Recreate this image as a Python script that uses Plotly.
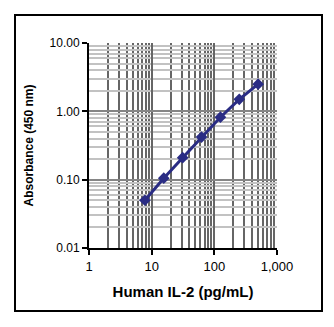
import plotly.graph_objects as go

# IL-2 standard curve
conc = [7.8, 15.6, 31.25, 62.5, 125, 250, 500]
absorbance = [0.05, 0.105, 0.21, 0.42, 0.82, 1.5, 2.5]

x_ticks = [1, 10, 100, 1000]
x_tick_text = ["1", "10", "100", "1,000"]
y_ticks = [0.01, 0.1, 1, 10]
y_tick_text = ["0.01", "0.10", "1.00", "10.00"]

W, H = 334, 327
L, R, T, B = 89, 57, 43, 79
pw, ph = W - L - R, H - T - B

fig = go.Figure()
fig.add_trace(go.Scatter(
    x=conc, y=absorbance, mode="lines+markers",
    line=dict(color="#2A2C84", width=3),
    marker=dict(symbol="diamond", size=9, color="#2A2C84"),
    showlegend=False,
))

font = dict(family="Liberation Sans, Arial, sans-serif", color="black")

fig.update_xaxes(
    type="log", range=[0, 3],
    tickvals=x_ticks, ticktext=x_tick_text,
    ticks="outside", ticklen=5, tickwidth=2, tickcolor="black",
    showline=True, linecolor="black", linewidth=2,
    showgrid=True, gridcolor="#666666", gridwidth=2,
    minor=dict(dtick="D1", showgrid=True, gridcolor="#666666", gridwidth=2, ticks=""),
    tickfont=dict(size=13, **font),
    title=dict(text="<b>Human IL-2 (pg/mL)</b>", font=dict(size=15, **font), standoff=14),
    zeroline=False,
)
fig.update_yaxes(
    type="log", range=[-2, 1],
    tickvals=y_ticks, ticktext=y_tick_text,
    ticks="outside", ticklen=5, tickwidth=2, tickcolor="black",
    showline=True, linecolor="black", linewidth=2,
    showgrid=True, gridcolor="#858585", gridwidth=2,
    minor=dict(dtick="D1", showgrid=True, gridcolor="#c2c2c2", gridwidth=2, ticks=""),
    tickfont=dict(size=12, **font),
    title=dict(text="<b>Absorbance (450 nm)</b>", font=dict(size=12, **font), standoff=13),
    zeroline=False,
)

# outer frame around the whole chart
fig.add_shape(
    type="rect", xref="paper", yref="paper",
    x0=(15 - L) / pw, x1=(322 - L) / pw,
    y0=-(311 - T - ph) / ph, y1=1 + (T - 15) / ph,
    line=dict(color="black", width=2), layer="below",
)

fig.update_layout(
    width=W, height=H,
    margin=dict(l=L, r=R, t=T, b=B),
    paper_bgcolor="white", plot_bgcolor="white",
)

fig.write_html("out.html")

## Directive:
Omit every picture, then reproduce the rest of the listing exactly.

## Output below:
Recreate this image as a Python script that uses Plotly.
import plotly.graph_objects as go

# IL-2 standard curve
conc = [7.8, 15.6, 31.25, 62.5, 125, 250, 500]
absorbance = [0.05, 0.105, 0.21, 0.42, 0.82, 1.5, 2.5]

x_ticks = [1, 10, 100, 1000]
x_tick_text = ["1", "10", "100", "1,000"]
y_ticks = [0.01, 0.1, 1, 10]
y_tick_text = ["0.01", "0.10", "1.00", "10.00"]

W, H = 334, 327
L, R, T, B = 89, 57, 43, 79
pw, ph = W - L - R, H - T - B

fig = go.Figure()
fig.add_trace(go.Scatter(
    x=conc, y=absorbance, mode="lines+markers",
    line=dict(color="#2A2C84", width=3),
    marker=dict(symbol="diamond", size=9, color="#2A2C84"),
    showlegend=False,
))

font = dict(family="Liberation Sans, Arial, sans-serif", color="black")

fig.update_xaxes(
    type="log", range=[0, 3],
    tickvals=x_ticks, ticktext=x_tick_text,
    ticks="outside", ticklen=5, tickwidth=2, tickcolor="black",
    showline=True, linecolor="black", linewidth=2,
    showgrid=True, gridcolor="#666666", gridwidth=2,
    minor=dict(dtick="D1", showgrid=True, gridcolor="#666666", gridwidth=2, ticks=""),
    tickfont=dict(size=13, **font),
    title=dict(text="<b>Human IL-2 (pg/mL)</b>", font=dict(size=15, **font), standoff=14),
    zeroline=False,
)
fig.update_yaxes(
    type="log", range=[-2, 1],
    tickvals=y_ticks, ticktext=y_tick_text,
    ticks="outside", ticklen=5, tickwidth=2, tickcolor="black",
    showline=True, linecolor="black", linewidth=2,
    showgrid=True, gridcolor="#858585", gridwidth=2,
    minor=dict(dtick="D1", showgrid=True, gridcolor="#c2c2c2", gridwidth=2, ticks=""),
    tickfont=dict(size=12, **font),
    title=dict(text="<b>Absorbance (450 nm)</b>", font=dict(size=12, **font), standoff=13),
    zeroline=False,
)

# outer frame around the whole chart
fig.add_shape(
    type="rect", xref="paper", yref="paper",
    x0=(15 - L) / pw, x1=(322 - L) / pw,
    y0=-(311 - T - ph) / ph, y1=1 + (T - 15) / ph,
    line=dict(color="black", width=2), layer="below",
)

fig.update_layout(
    width=W, height=H,
    margin=dict(l=L, r=R, t=T, b=B),
    paper_bgcolor="white", plot_bgcolor="white",
)

fig.write_html("out.html")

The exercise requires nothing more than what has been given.